23. “Neumann, to a physicist seeking help with a difficult problem: Simple. This can be solved by using the method of characteristics. Physicist: I’m afraid I don’t understand the method of characteristics. Neumann: In mathematics you don’t understand things. You just get used to them.”
— John von Neumann

24. “Can we survive technology?”
— John von Neumann

25. “A large part of mathematics which becomes useful developed with absolutely no desire to be useful, and in a situation where nobody could possibly know in what area it would become useful; and there were no general indications that it ever would be so.”
— John von Neumann

26. “The most vitally characteristic fact about mathematics is, in my opinion, its quite peculiar relationship to the natural sciences, or more generally, to any science which interprets experience on a higher than purely descriptive level.”
— John von Neumann

27. “In any conceivable method ever invented by man, an automaton which produces an object by copying a pattern, will go first from the pattern to a description to the object.
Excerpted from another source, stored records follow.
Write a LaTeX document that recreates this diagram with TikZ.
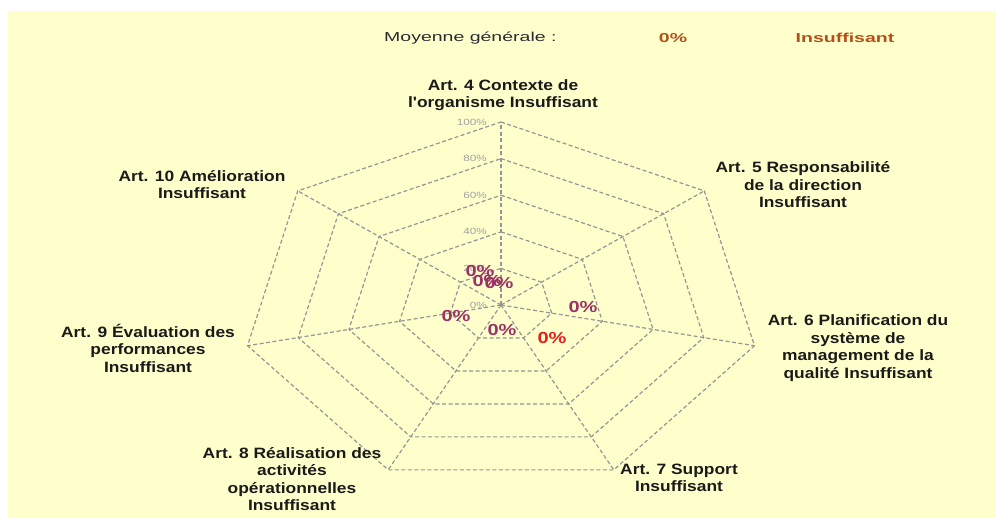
\documentclass[tikz,border=0pt]{standalone}
\usepackage{fontspec}
\setmainfont{Liberation Sans}
\newfontfamily\lblfont[FakeStretch=1.16]{Liberation Sans}
\newfontfamily\valfont[FakeStretch=1.25]{Liberation Sans}
\newfontfamily\hdrfont[FakeStretch=1.5]{Liberation Sans}
\newfontfamily\axfont[FakeStretch=1.3]{Liberation Sans}
\definecolor{bgyellow}{HTML}{FFFFCC}
\definecolor{gridgray}{HTML}{959595}
\definecolor{axgray}{HTML}{A0A0A0}
\definecolor{labelblack}{HTML}{1A1A1A}
\definecolor{hdrdark}{HTML}{2A2A36}
\definecolor{hdrbrown}{HTML}{B4501A}
\definecolor{valpurple}{HTML}{993366}
\definecolor{valred}{HTML}{E61E1E}
\begin{document}
\begin{tikzpicture}[x=1pt,y=-1pt,
  catlabel/.style={font=\lblfont\bfseries\fontsize{15}{17.5}\selectfont,
    text=labelblack, align=center, inner sep=0pt},
  hdrtext/.style={font=\hdrfont\fontsize{13}{15}\selectfont, text=hdrdark, inner sep=0pt, anchor=west},
  hdrvalue/.style={font=\hdrfont\bfseries\fontsize{13}{15}\selectfont, text=hdrbrown, inner sep=0pt},
  axlabel/.style={font=\axfont\fontsize{9}{10}\selectfont, text=axgray, inner sep=0pt, anchor=east},
  vallabel/.style={font=\valfont\bfseries\fontsize{16}{18}\selectfont, text=valpurple, inner sep=0pt},
  gridline/.style={draw=gridgray, line width=1.2pt, dash pattern=on 4pt off 2.5pt},
]
\useasboundingbox (0,0) rectangle (996,518);
% page and chart area
\fill[white] (0,0) rectangle (996,518);
\fill[bgyellow] (8,11) rectangle (996,518);

% centre of the radar and named ring vertices (rings at 20% steps)
\coordinate (c) at (501,305);
\foreach \k in {0,...,6}{
  \foreach \r in {1,...,5}{
    \coordinate (v\k-\r) at ({501+\r/5*260*cos(90-\k*360/7)},{305-\r/5*183*sin(90-\k*360/7)});
  }
}
% rings
\foreach \r in {1,...,5}{
  \draw[gridline] (v0-\r) -- (v1-\r) -- (v2-\r) -- (v3-\r) -- (v4-\r) -- (v5-\r) -- (v6-\r) -- cycle;
}
% spokes
\foreach \k in {0,...,6}{
  \draw[gridline] (c) -- (v\k-5);
}

% scale labels on the vertical axis
\node[axlabel] (s100) at (487,122) {100\%};
\node[axlabel] (s80) at (487,158.6) {80\%};
\node[axlabel] (s60) at (487,195.2) {60\%};
\node[axlabel] (s40) at (487,231.8) {40\%};
\node[axlabel] (s20) at (487,268.4) {20\%};
\node[axlabel] (s0) at (487,305) {0\%};

% header
\node[hdrtext] (mg) at (384,38) {Moyenne générale :};
\node[hdrvalue] (mgval) at (673,38) {0\%};
\node[hdrvalue] (mglvl) at (845,38) {Insuffisant};

% axis titles
\node[catlabel] (a4) at (503,95) {Art. 4 Contexte de\\l'organisme Insuffisant};
\node[catlabel] (a5) at (803,185) {Art. 5 Responsabilité\\de la direction\\Insuffisant};
\node[catlabel] (a6) at (858,348) {Art. 6 Planification du\\système de\\management de la\\qualité Insuffisant};
\node[catlabel] (a7) at (679,478) {Art. 7 Support\\Insuffisant};
\node[catlabel] (a8) at (292,479) {Art. 8 Réalisation des\\activités\\opérationnelles\\Insuffisant};
\node[catlabel] (a9) at (148,348) {Art. 9 Évaluation des\\performances\\Insuffisant};
\node[catlabel] (a10) at (202,184.5) {Art. 10 Amélioration\\Insuffisant};

% value labels
\node[vallabel] (p4) at (480,271) {0\%};
\node[vallabel] (p10) at (487,281) {0\%};
\node[vallabel] (p5) at (499,283) {0\%};
\node[vallabel] (p6) at (583,307) {0\%};
\node[vallabel] (p9) at (456,316) {0\%};
\node[vallabel] (p8) at (502,330) {0\%};
\node[vallabel, text=valred] (p7) at (552,338) {0\%};
\end{tikzpicture}
\end{document}
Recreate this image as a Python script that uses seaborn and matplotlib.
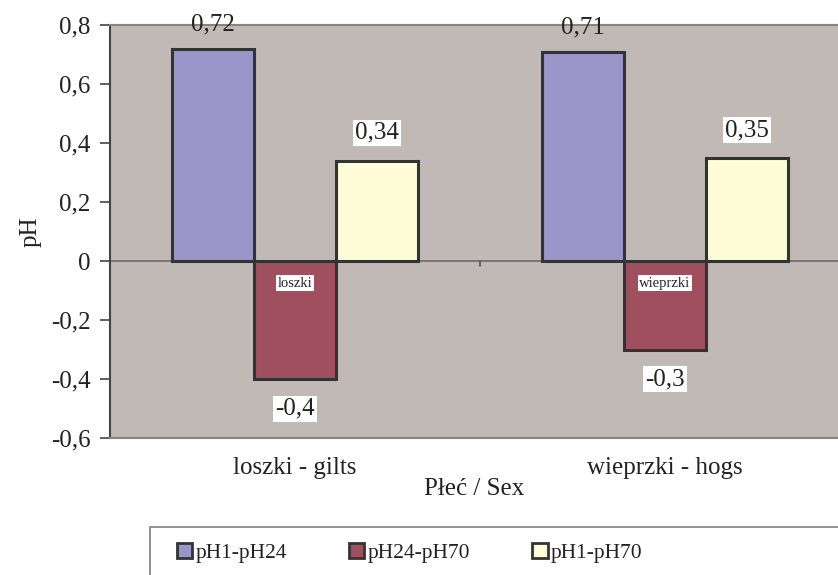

It first abstracts what the thing is like, and then carries it out. It’s therefore simpler not to extract from a real object its definition, but to start from the definition.”
— John von Neumann

28. “An element which stimulates itself will hold a stimulus indefinitely.”
— John von Neumann

29. “It is only proper to realize that language is largely a historical accident.”
— John von Neumann

30. “In this sense, an object is of the highest degree of complexity if it can do very difficult and involved things.”
— John von Neumann

31. “Natura non facis Saltus.”
— John von Neumann

32. “A system of logical instructions that an automaton can carry out and which causes the automaton to perform some organized task is called a code.”
— John von Neumann

33. “The sciences do not try to explain, they hardly even try to interpret, they mainly make models. By a model is meant a mathematical construct which, with the addition of certain verbal interpretations, describes observed phenomena. The justification of such a mathematical construct is solely and precisely that it is expected to work.”